My search for Data Analysis/Science resources led me to kaggle.com which is an excellent place if you already know extremely bog-standard stats and programming. The free courses there vary in quality but there are some fantastic user-made tutorials as well. After a few patchy months of learning here and there, I buckled down and focused on publishing a full project on a dataset with all the bits and bobs. Exploratory analysis, data cleaning, creating maps, visualisation, imputation and predictive modelling all in a full write-up. I'd post it here but it has my real name on it.
I'm really chuffed but not pinning all my hopes on the preliminary 'informal chat' with the Head of Analysis. I fully expect to go in and find out my knowledge is severly lacking in ways that embarrass me. But they'll be lessons learned for next time, and if I can get called in for one such position why not a hundred more? There are plenty of openings across the country. This has been a real confidence booster so cheers lads. I hadn't resolved to this path before asking around here so you really did help - and the more I've learned about this field the more I find I enjoy it. It's the perfect combination of disciplines for me. For the first time in a long time I'm finding happiness in education.

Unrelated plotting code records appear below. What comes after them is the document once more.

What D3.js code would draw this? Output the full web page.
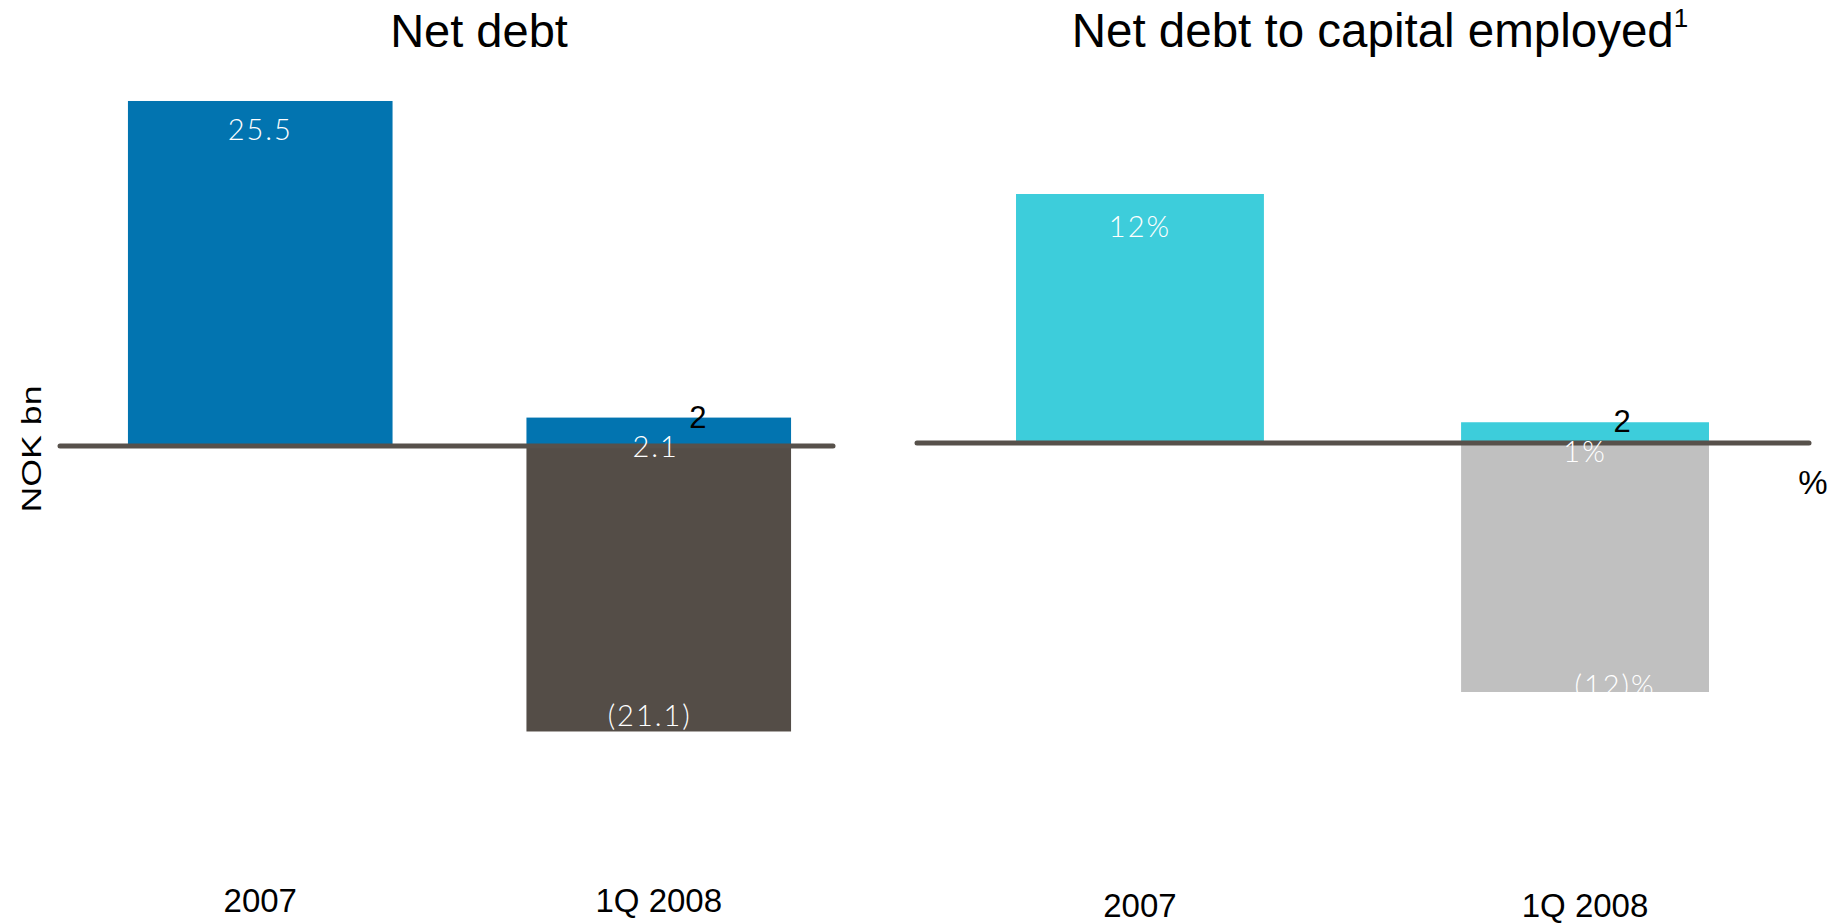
<!DOCTYPE html>
<html>
<head>
<meta charset="utf-8">
<script src="https://cdn.jsdelivr.net/npm/d3@7"></script>
<style>
  html, body { margin: 0; padding: 0; background: #ffffff; }
  svg { display: block; }
</style>
</head>
<body>
<svg id="chart" width="1845" height="923"></svg>
<script>
// Periods shown on both panels
const categories = ["2007", "1Q 2008"];

// Net debt, NOK bn
const netDebt = [25.5, 2.1];
const netDebtAdjusted = [null, -21.1];
const netDebtLabels = ["25.5", "2.1"];
const netDebtAdjustedLabels = [null, "(21.1)"];

// Net debt to capital employed, %
const debtRatio = [12, 1];
const debtRatioAdjusted = [null, -12];
const debtRatioLabels = ["12%", "1%"];
const debtRatioAdjustedLabels = [null, "(12)%"];

// Footnote marker placed on the 1Q 2008 bars
const footnoteMarker = "2";

const titles = ["Net debt", "Net debt to capital employed"];
const titleSuperscript = "1";
const leftUnit = "NOK bn";
const rightUnit = "%";

const svg = d3.select("#chart");
const sans = "'Liberation Sans', Arial, Helvetica, sans-serif";
const labelFont = "Lato, 'Open Sans', sans-serif";

const colors = {
  netDebt: "#0274b0",
  netDebtAdj: "#544d47",
  ratio: "#3dcddb",
  ratioAdj: "#c0c0c0",
  baseline: "#57514b"
};

function panel(cfg) {
  const g = svg.append("g");
  const x = d3.scaleBand().domain(categories)
    .range(cfg.xRange).paddingInner(cfg.padInner).paddingOuter(cfg.padOuter);
  const y = d3.scaleLinear().domain([-30, 30])
    .range([cfg.zero + 30 * cfg.k, cfg.zero - 30 * cfg.k]);

  const main = categories.map((c, i) => ({ c, v: cfg.values[i], lab: cfg.labels[i] }));
  const adj = categories.map((c, i) => ({ c, v: cfg.adjValues[i], lab: cfg.adjLabels[i] }))
    .filter(d => d.v !== null);

  // Positive bars
  g.selectAll("rect.main").data(main).join("rect")
    .attr("class", "main")
    .attr("x", d => x(d.c)).attr("width", x.bandwidth())
    .attr("y", d => y(Math.max(0, d.v)))
    .attr("height", d => Math.abs(y(d.v) - y(0)))
    .attr("fill", cfg.color);

  // Negative (adjusted) bars
  g.selectAll("rect.adj").data(adj).join("rect")
    .attr("class", "adj")
    .attr("x", d => x(d.c)).attr("width", x.bandwidth())
    .attr("y", y(0))
    .attr("height", d => y(d.v) - y(0))
    .attr("fill", cfg.adjColor);

  // Zero line
  g.append("line")
    .attr("x1", cfg.lineX[0]).attr("x2", cfg.lineX[1])
    .attr("y1", y(0)).attr("y2", y(0))
    .attr("stroke", colors.baseline).attr("stroke-width", 5)
    .attr("stroke-linecap", "round");

  // Value labels
  g.selectAll("text.val").data(main).join("text")
    .attr("class", "val")
    .attr("x", (d, i) => x(d.c) + x.bandwidth() / 2 + cfg.labelDx[i])
    .attr("y", (d, i) => i === 0 ? y(d.v) + cfg.topLabelDy : y(0) + cfg.smallLabelDy)
    .attr("text-anchor", "middle")
    .attr("fill", "#ffffff")
    .style("font-family", labelFont)
    .style("font-weight", 300)
    .style("font-size", "29px")
    .style("letter-spacing", "2px")
    .text(d => d.lab);

  // Labels of the negative bars, clipped at the bar's lower edge
  const clipId = "clip-" + cfg.id;
  g.append("clipPath").attr("id", clipId)
    .selectAll("rect").data(adj).join("rect")
    .attr("x", d => x(d.c)).attr("width", x.bandwidth())
    .attr("y", y(0)).attr("height", d => y(d.v) - y(0));

  g.append("g").attr("clip-path", `url(#${clipId})`)
    .selectAll("text.adjval").data(adj).join("text")
    .attr("class", "adjval")
    .attr("x", d => x(d.c) + x.bandwidth() / 2 + cfg.adjLabelDx)
    .attr("y", d => y(d.v) - cfg.adjLabelUp)
    .attr("text-anchor", "middle")
    .attr("fill", "#ffffff")
    .style("font-family", labelFont)
    .style("font-weight", 300)
    .style("font-size", "29px")
    .style("letter-spacing", "2px")
    .text(d => d.lab);

  // Footnote marker
  g.append("text")
    .attr("x", x(categories[1]) + x.bandwidth() / 2 + cfg.markerDx)
    .attr("y", y(cfg.values[1]) + 10)
    .attr("text-anchor", "middle")
    .attr("fill", "#000000")
    .style("font-family", sans)
    .style("font-size", "31px")
    .text(footnoteMarker);

  // Category labels
  g.selectAll("text.cat").data(categories).join("text")
    .attr("class", "cat")
    .attr("x", d => x(d) + x.bandwidth() / 2)
    .attr("y", cfg.catY)
    .attr("text-anchor", "middle")
    .attr("fill", "#000000")
    .style("font-family", sans)
    .style("font-size", "33px")
    .text(d => d);

  // Title
  const t = g.append("text")
    .attr("x", cfg.titleX).attr("y", 47)
    .attr("text-anchor", "middle")
    .attr("fill", "#000000")
    .style("font-family", sans)
    .style("font-size", cfg.titleSize + "px")
    .text(cfg.title);
  if (cfg.sup) {
    t.append("tspan")
      .attr("dy", -20)
      .style("font-size", "26px")
      .text(cfg.sup);
  }
  return { g, x, y };
}

panel({
  id: "left",
  xRange: [60.2, 858.8], padInner: 0.336, padOuter: 0.17,
  zero: 446, k: 13.53,
  values: netDebt, adjValues: netDebtAdjusted,
  labels: netDebtLabels, adjLabels: netDebtAdjustedLabels,
  color: colors.netDebt, adjColor: colors.netDebtAdj,
  lineX: [60, 833],
  labelDx: [0, -3], topLabelDy: 39, smallLabelDy: 11,
  adjLabelDx: -9, adjLabelUp: 5,
  markerDx: 39,
  catY: 912,
  titleX: 479, titleSize: 47, title: titles[0]
});

panel({
  id: "right",
  xRange: [927, 1798], padInner: 0.443, padOuter: 0.2,
  zero: 443, k: 20.75,
  values: debtRatio, adjValues: debtRatioAdjusted,
  labels: debtRatioLabels, adjLabels: debtRatioAdjustedLabels,
  color: colors.ratio, adjColor: colors.ratioAdj,
  lineX: [917, 1809],
  labelDx: [0, 0], topLabelDy: 43, smallLabelDy: 19,
  adjLabelDx: 30, adjLabelUp: -4,
  markerDx: 37,
  catY: 917,
  titleX: 1380, titleSize: 47.5, title: titles[1], sup: titleSuperscript
});

// Unit labels
svg.append("text")
  .attr("transform", "translate(41,449) rotate(-90)")
  .attr("text-anchor", "middle")
  .attr("fill", "#000000")
  .attr("textLength", 127)
  .attr("lengthAdjust", "spacingAndGlyphs")
  .style("font-family", sans)
  .style("font-size", "27px")
  .text(leftUnit);

svg.append("text")
  .attr("x", 1813).attr("y", 494)
  .attr("text-anchor", "middle")
  .attr("fill", "#000000")
  .style("font-family", sans)
  .style("font-size", "33px")
  .text(rightUnit);
</script>
</body>
</html>
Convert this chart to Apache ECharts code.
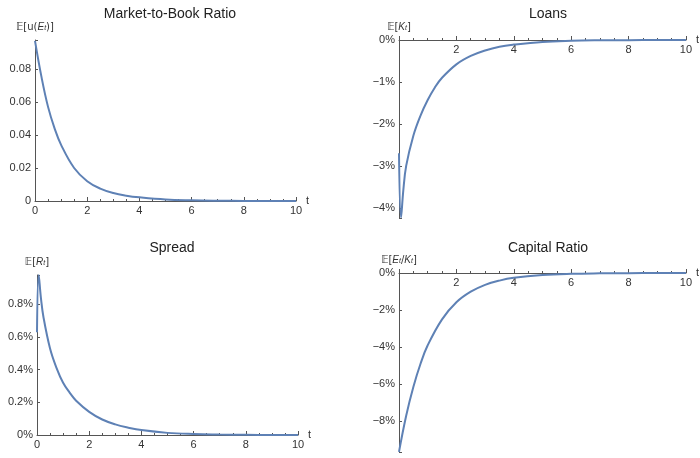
<!DOCTYPE html>
<html>
<head>
<meta charset="utf-8">
<script src="https://cdn.jsdelivr.net/npm/echarts@6/dist/echarts.min.js"></script>
<style>
  html, body { margin: 0; padding: 0; background: #fff; }
  #main { width: 700px; height: 458px; }
</style>
</head>
<body>
<div id="main"></div>
<script>
// values
var tMtb = [0, 0.25, 0.5, 0.75, 1, 1.5, 2, 2.5, 3, 3.5, 4, 5, 6, 7, 8, 9, 10];
var mtbValues = [0.097, 0.075, 0.057, 0.044, 0.034, 0.020, 0.012, 0.0075, 0.0048, 0.0032, 0.0022, 0.0009, 0.0004, 0.00017, 0.00007, 0.00003, 0.00001];

var tLoans = [0, 0.07, 0.15, 0.25, 0.5, 0.75, 1, 1.25, 1.5, 2, 2.5, 3, 3.5, 4, 5, 6, 7, 8, 9, 10];
var loansValues = [-0.027, -0.0423, -0.0358, -0.0300, -0.0228, -0.0180, -0.0143, -0.0113, -0.0090, -0.0058, -0.0038, -0.0025, -0.0016, -0.0011, -0.00045, -0.00018, -0.00007, -0.00003, -0.00001, 0];

var tSpread = [0, 0.065, 0.15, 0.25, 0.5, 0.75, 1, 1.25, 1.5, 2, 2.5, 3, 3.5, 4, 5, 6, 7, 8, 9, 10];
var spreadValues = [0.0063, 0.0098, 0.0084, 0.0072, 0.0053, 0.0041, 0.0032, 0.0026, 0.0021, 0.00142, 0.00095, 0.00065, 0.00045, 0.0003, 0.00013, 0.00006, 0.00003, 0.00001, 0, 0];

var tCap = [0, 0.25, 0.5, 0.75, 1, 1.5, 2, 2.5, 3, 3.5, 4, 5, 6, 7, 8, 9, 10];
var capValues = [-0.0965, -0.077, -0.0615, -0.049, -0.039, -0.025, -0.0158, -0.0101, -0.0064, -0.0041, -0.0026, -0.0011, -0.00043, -0.00017, -0.00007, -0.00003, -0.00001];

var lineColor = '#5e81b5';
var axisColor = '#555';
var labelColor = '#333';
var minus = '\u2212';

function pairs(ts, vs) {
  return ts.map(function (t, i) { return [t, vs[i]]; });
}

function near(v, step) {
  return Math.abs(v / step - Math.round(v / step)) < 1e-6;
}

function pctLabel(step) {
  return function (v) {
    if (!near(v, step)) return '';
    var p = Math.round(v * 1000) / 10;
    if (p === 0) return '0%';
    return (p < 0 ? minus : '') + Math.abs(p) + '%';
  };
}

// top = x axis sits on the top edge (negative panels), labels hang below it
function makeX(idx, top) {
  return {
    type: 'value',
    gridIndex: idx,
    position: top ? 'top' : 'bottom',
    min: 0,
    max: 10,
    interval: 2,
    name: 't',
    nameGap: 8,
    nameTextStyle: { color: labelColor, fontSize: 11, fontFamily: 'Liberation Sans', verticalAlign: 'middle' },
    axisLine: { onZero: false, lineStyle: { color: axisColor, width: 1 } },
    axisTick: { inside: !top, length: 4, lineStyle: { color: axisColor } },
    minorTick: { show: true, splitNumber: 4, length: 2, lineStyle: { color: axisColor } },
    axisLabel: {
      inside: top,
      color: labelColor, fontSize: 11, fontFamily: 'Liberation Sans', margin: 4,
      formatter: function (v) { return (v === 0 && top) ? '' : String(v); }
    },
    splitLine: { show: false }
  };
}

function makeY(idx, min, max, step, fmt, nameRich) {
  return {
    type: 'value',
    gridIndex: idx,
    min: min,
    max: max,
    minInterval: step,
    maxInterval: step,
    name: nameRich,
    nameLocation: 'end',
    nameGap: 8,
    nameTextStyle: {
      color: labelColor, fontSize: 10, fontFamily: 'DejaVu Sans',
      rich: {
        i: { fontSize: 10, fontStyle: 'italic', color: labelColor, fontFamily: 'Liberation Sans' },
        s: { fontSize: 7, fontStyle: 'italic', color: labelColor, verticalAlign: 'bottom', fontFamily: 'Liberation Sans' }
      }
    },
    axisLine: { show: true, onZero: false, lineStyle: { color: axisColor, width: 1 } },
    axisTick: { inside: true, length: 3, lineStyle: { color: axisColor } },
    axisLabel: { color: labelColor, fontSize: 11, fontFamily: 'Liberation Sans', margin: 4, formatter: fmt },
    splitLine: { show: false }
  };
}

var chart = echarts.init(document.getElementById('main'));

var titleStyle = { color: '#222', fontSize: 14, fontWeight: 'normal', fontFamily: 'Liberation Sans' };

var option = {
  animation: false,
  backgroundColor: '#fff',
  title: [
    { text: 'Market-to-Book Ratio', left: 165, top: 2, textAlign: 'center', textStyle: titleStyle },
    { text: 'Loans', left: 543, top: 2, textAlign: 'center', textStyle: titleStyle },
    { text: 'Spread', left: 167, top: 236, textAlign: 'center', textStyle: titleStyle },
    { text: 'Capital Ratio', left: 543, top: 236, textAlign: 'center', textStyle: titleStyle }
  ],
  grid: [
    { left: 35, top: 40, width: 261, height: 161 },
    { left: 399, top: 40, width: 289, height: 178 },
    { left: 37, top: 275, width: 261, height: 160 },
    { left: 399, top: 273, width: 289, height: 179 }
  ],
  xAxis: [
    makeX(0, false),
    makeX(1, true),
    makeX(2, false),
    makeX(3, true)
  ],
  yAxis: [
    makeY(0, 0, 0.0975, 0.02, function (v) {
      if (!near(v, 0.02)) return '';
      return v === 0 ? '0' : v.toFixed(2);
    }, '\uD835\uDD3C[u({i|E}{s|t})]'),
    makeY(1, -0.0424, 0, 0.01, pctLabel(0.01), '\uD835\uDD3C[{i|K}{s|t}]'),
    makeY(2, 0, 0.0098, 0.002, pctLabel(0.002), '\uD835\uDD3C[{i|R}{s|t}]'),
    makeY(3, -0.0966, 0, 0.02, pctLabel(0.02), '\uD835\uDD3C[{i|E}{s|t}/{i|K}{s|t}]')
  ],
  series: [
    { type: 'line', xAxisIndex: 0, yAxisIndex: 0, data: pairs(tMtb, mtbValues) },
    { type: 'line', xAxisIndex: 1, yAxisIndex: 1, data: pairs(tLoans, loansValues) },
    { type: 'line', xAxisIndex: 2, yAxisIndex: 2, data: pairs(tSpread, spreadValues) },
    { type: 'line', xAxisIndex: 3, yAxisIndex: 3, data: pairs(tCap, capValues) }
  ].map(function (s) {
    s.smooth = 0.4;
    s.showSymbol = false;
    s.symbol = 'none';
    s.clip = false;
    s.lineStyle = { color: lineColor, width: 2 };
    return s;
  })
};

chart.setOption(option);
</script>
</body>
</html>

Now I'd like to ask for some help in a rather different matter. Keeping my options open I've also been shopping around for one-year masters in various subjects that interest me and I've recieved an offer from a decent university for their Cybersecurity MSc. Having spoken face-to-face with the lecturers they're satisfied with my capabilities and are happy to bend the rules so they can take me on board. Even better, if I land a full-time job the course can be done part-time over two years instead which takes off the pressure.
But here's the thing. The course in many ways looks fantastic, and the lecturers I've spoken to are well accredited. A couple I haven't met yet were 'public sector' employees. The topics are cutting edge and cover everything from Advanced AI in Security to Digital Forensics. Every syllabus is updated yearly. It isn't a Mickey Mouse enterprise by any means. What concerns me is that the course doesn't require any specific programming of your own, nor any real mathematical expertise since it doesn't cover the nitty gritty of cryptography. Now, I like the idea of becoming a data analyst while studying a comprehensive primer to security principles. My instincts tell me that the combination would dovetail into rather specialist roles. But I suppose what I'm asking is, it worth doing when I don't come from a strictly CS background? In the tech sector, is such a Masters worth anything, or is it greeted with the certain derision that overly-specialised qualifications can sometimes expect? I'm sending an email that addresses my concerns to the main lecturer I spoke to, rather more delicately mind, but obviously bias comes into play so I thought I'd ask the resident techies here. Is someone with an excellent overall knowledge of security, but sans the ability to code these sorts of tools himself someone who'd be offered work?
As before, any help greatly appreciated.